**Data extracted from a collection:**

━━━━━━━━━━━━━━━━

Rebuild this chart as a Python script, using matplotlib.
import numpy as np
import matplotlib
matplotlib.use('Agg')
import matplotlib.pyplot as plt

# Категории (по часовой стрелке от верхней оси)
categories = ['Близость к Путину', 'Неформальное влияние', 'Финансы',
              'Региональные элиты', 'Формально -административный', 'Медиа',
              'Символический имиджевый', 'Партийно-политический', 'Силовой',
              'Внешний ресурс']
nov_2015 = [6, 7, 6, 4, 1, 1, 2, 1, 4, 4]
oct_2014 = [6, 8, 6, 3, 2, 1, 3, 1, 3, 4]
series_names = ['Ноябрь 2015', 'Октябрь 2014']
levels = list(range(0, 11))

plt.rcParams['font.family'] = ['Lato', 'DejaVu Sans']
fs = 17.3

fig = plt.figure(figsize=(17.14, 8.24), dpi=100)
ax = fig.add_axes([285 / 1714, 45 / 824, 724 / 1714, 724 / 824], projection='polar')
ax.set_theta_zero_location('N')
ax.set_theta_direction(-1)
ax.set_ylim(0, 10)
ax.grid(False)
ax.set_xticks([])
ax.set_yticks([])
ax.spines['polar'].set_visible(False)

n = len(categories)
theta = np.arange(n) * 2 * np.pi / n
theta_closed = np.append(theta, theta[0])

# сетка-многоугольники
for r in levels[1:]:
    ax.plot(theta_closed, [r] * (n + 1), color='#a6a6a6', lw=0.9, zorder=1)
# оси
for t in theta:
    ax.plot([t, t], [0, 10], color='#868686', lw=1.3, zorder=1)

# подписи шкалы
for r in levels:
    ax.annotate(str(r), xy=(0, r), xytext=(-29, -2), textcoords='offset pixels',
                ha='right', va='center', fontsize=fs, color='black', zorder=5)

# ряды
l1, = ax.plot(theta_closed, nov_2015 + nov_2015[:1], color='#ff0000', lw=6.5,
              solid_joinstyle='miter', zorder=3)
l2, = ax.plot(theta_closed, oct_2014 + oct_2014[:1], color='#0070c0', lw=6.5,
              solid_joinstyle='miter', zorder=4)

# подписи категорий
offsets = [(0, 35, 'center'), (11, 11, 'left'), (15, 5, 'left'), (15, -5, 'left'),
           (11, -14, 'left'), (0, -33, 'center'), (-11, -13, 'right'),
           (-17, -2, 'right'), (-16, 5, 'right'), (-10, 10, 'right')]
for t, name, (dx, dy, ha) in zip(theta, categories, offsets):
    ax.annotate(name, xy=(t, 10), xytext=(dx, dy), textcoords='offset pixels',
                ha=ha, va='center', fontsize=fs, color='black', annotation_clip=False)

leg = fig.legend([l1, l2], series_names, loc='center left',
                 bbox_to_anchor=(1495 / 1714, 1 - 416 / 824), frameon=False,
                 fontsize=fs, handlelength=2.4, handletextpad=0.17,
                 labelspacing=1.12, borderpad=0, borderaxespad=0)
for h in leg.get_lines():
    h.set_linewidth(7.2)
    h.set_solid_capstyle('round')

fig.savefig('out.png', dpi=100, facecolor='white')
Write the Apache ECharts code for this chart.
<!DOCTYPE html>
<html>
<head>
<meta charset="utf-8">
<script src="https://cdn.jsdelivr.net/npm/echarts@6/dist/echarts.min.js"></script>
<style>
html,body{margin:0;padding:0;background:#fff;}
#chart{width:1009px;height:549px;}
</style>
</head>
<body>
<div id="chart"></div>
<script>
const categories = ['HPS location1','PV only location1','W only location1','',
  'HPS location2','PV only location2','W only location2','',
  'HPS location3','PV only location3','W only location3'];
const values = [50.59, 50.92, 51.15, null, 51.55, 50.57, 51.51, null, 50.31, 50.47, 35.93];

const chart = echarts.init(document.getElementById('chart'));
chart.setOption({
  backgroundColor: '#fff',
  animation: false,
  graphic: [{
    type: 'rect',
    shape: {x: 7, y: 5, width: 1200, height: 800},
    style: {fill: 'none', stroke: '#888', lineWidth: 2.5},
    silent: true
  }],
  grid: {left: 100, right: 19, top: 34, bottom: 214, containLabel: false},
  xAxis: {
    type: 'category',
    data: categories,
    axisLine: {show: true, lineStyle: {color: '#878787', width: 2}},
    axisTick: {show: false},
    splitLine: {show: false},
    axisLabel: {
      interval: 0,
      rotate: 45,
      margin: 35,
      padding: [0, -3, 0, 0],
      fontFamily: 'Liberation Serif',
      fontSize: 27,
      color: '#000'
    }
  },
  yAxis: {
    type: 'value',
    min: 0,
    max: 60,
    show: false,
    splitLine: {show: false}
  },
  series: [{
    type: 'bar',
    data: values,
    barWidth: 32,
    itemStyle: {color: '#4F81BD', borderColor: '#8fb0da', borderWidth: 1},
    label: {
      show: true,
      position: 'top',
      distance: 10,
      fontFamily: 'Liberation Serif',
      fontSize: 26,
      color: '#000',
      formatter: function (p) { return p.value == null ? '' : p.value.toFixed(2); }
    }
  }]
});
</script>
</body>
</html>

━━━━━━━━━━━━━━━━

**WHAT IS ASKED:** Retype all of the material, keeping each line exact.

**ANSWER BELOW:**
Rebuild this chart as a Python script, using matplotlib.
import numpy as np
import matplotlib
matplotlib.use('Agg')
import matplotlib.pyplot as plt

# Категории (по часовой стрелке от верхней оси)
categories = ['Близость к Путину', 'Неформальное влияние', 'Финансы',
              'Региональные элиты', 'Формально -административный', 'Медиа',
              'Символический имиджевый', 'Партийно-политический', 'Силовой',
              'Внешний ресурс']
nov_2015 = [6, 7, 6, 4, 1, 1, 2, 1, 4, 4]
oct_2014 = [6, 8, 6, 3, 2, 1, 3, 1, 3, 4]
series_names = ['Ноябрь 2015', 'Октябрь 2014']
levels = list(range(0, 11))

plt.rcParams['font.family'] = ['Lato', 'DejaVu Sans']
fs = 17.3

fig = plt.figure(figsize=(17.14, 8.24), dpi=100)
ax = fig.add_axes([285 / 1714, 45 / 824, 724 / 1714, 724 / 824], projection='polar')
ax.set_theta_zero_location('N')
ax.set_theta_direction(-1)
ax.set_ylim(0, 10)
ax.grid(False)
ax.set_xticks([])
ax.set_yticks([])
ax.spines['polar'].set_visible(False)

n = len(categories)
theta = np.arange(n) * 2 * np.pi / n
theta_closed = np.append(theta, theta[0])

# сетка-многоугольники
for r in levels[1:]:
    ax.plot(theta_closed, [r] * (n + 1), color='#a6a6a6', lw=0.9, zorder=1)
# оси
for t in theta:
    ax.plot([t, t], [0, 10], color='#868686', lw=1.3, zorder=1)

# подписи шкалы
for r in levels:
    ax.annotate(str(r), xy=(0, r), xytext=(-29, -2), textcoords='offset pixels',
                ha='right', va='center', fontsize=fs, color='black', zorder=5)

# ряды
l1, = ax.plot(theta_closed, nov_2015 + nov_2015[:1], color='#ff0000', lw=6.5,
              solid_joinstyle='miter', zorder=3)
l2, = ax.plot(theta_closed, oct_2014 + oct_2014[:1], color='#0070c0', lw=6.5,
              solid_joinstyle='miter', zorder=4)

# подписи категорий
offsets = [(0, 35, 'center'), (11, 11, 'left'), (15, 5, 'left'), (15, -5, 'left'),
           (11, -14, 'left'), (0, -33, 'center'), (-11, -13, 'right'),
           (-17, -2, 'right'), (-16, 5, 'right'), (-10, 10, 'right')]
for t, name, (dx, dy, ha) in zip(theta, categories, offsets):
    ax.annotate(name, xy=(t, 10), xytext=(dx, dy), textcoords='offset pixels',
                ha=ha, va='center', fontsize=fs, color='black', annotation_clip=False)

leg = fig.legend([l1, l2], series_names, loc='center left',
                 bbox_to_anchor=(1495 / 1714, 1 - 416 / 824), frameon=False,
                 fontsize=fs, handlelength=2.4, handletextpad=0.17,
                 labelspacing=1.12, borderpad=0, borderaxespad=0)
for h in leg.get_lines():
    h.set_linewidth(7.2)
    h.set_solid_capstyle('round')

fig.savefig('out.png', dpi=100, facecolor='white')
Write the Apache ECharts code for this chart.
<!DOCTYPE html>
<html>
<head>
<meta charset="utf-8">
<script src="https://cdn.jsdelivr.net/npm/echarts@6/dist/echarts.min.js"></script>
<style>
html,body{margin:0;padding:0;background:#fff;}
#chart{width:1009px;height:549px;}
</style>
</head>
<body>
<div id="chart"></div>
<script>
const categories = ['HPS location1','PV only location1','W only location1','',
  'HPS location2','PV only location2','W only location2','',
  'HPS location3','PV only location3','W only location3'];
const values = [50.59, 50.92, 51.15, null, 51.55, 50.57, 51.51, null, 50.31, 50.47, 35.93];

const chart = echarts.init(document.getElementById('chart'));
chart.setOption({
  backgroundColor: '#fff',
  animation: false,
  graphic: [{
    type: 'rect',
    shape: {x: 7, y: 5, width: 1200, height: 800},
    style: {fill: 'none', stroke: '#888', lineWidth: 2.5},
    silent: true
  }],
  grid: {left: 100, right: 19, top: 34, bottom: 214, containLabel: false},
  xAxis: {
    type: 'category',
    data: categories,
    axisLine: {show: true, lineStyle: {color: '#878787', width: 2}},
    axisTick: {show: false},
    splitLine: {show: false},
    axisLabel: {
      interval: 0,
      rotate: 45,
      margin: 35,
      padding: [0, -3, 0, 0],
      fontFamily: 'Liberation Serif',
      fontSize: 27,
      color: '#000'
    }
  },
  yAxis: {
    type: 'value',
    min: 0,
    max: 60,
    show: false,
    splitLine: {show: false}
  },
  series: [{
    type: 'bar',
    data: values,
    barWidth: 32,
    itemStyle: {color: '#4F81BD', borderColor: '#8fb0da', borderWidth: 1},
    label: {
      show: true,
      position: 'top',
      distance: 10,
      fontFamily: 'Liberation Serif',
      fontSize: 26,
      color: '#000',
      formatter: function (p) { return p.value == null ? '' : p.value.toFixed(2); }
    }
  }]
});
</script>
</body>
</html>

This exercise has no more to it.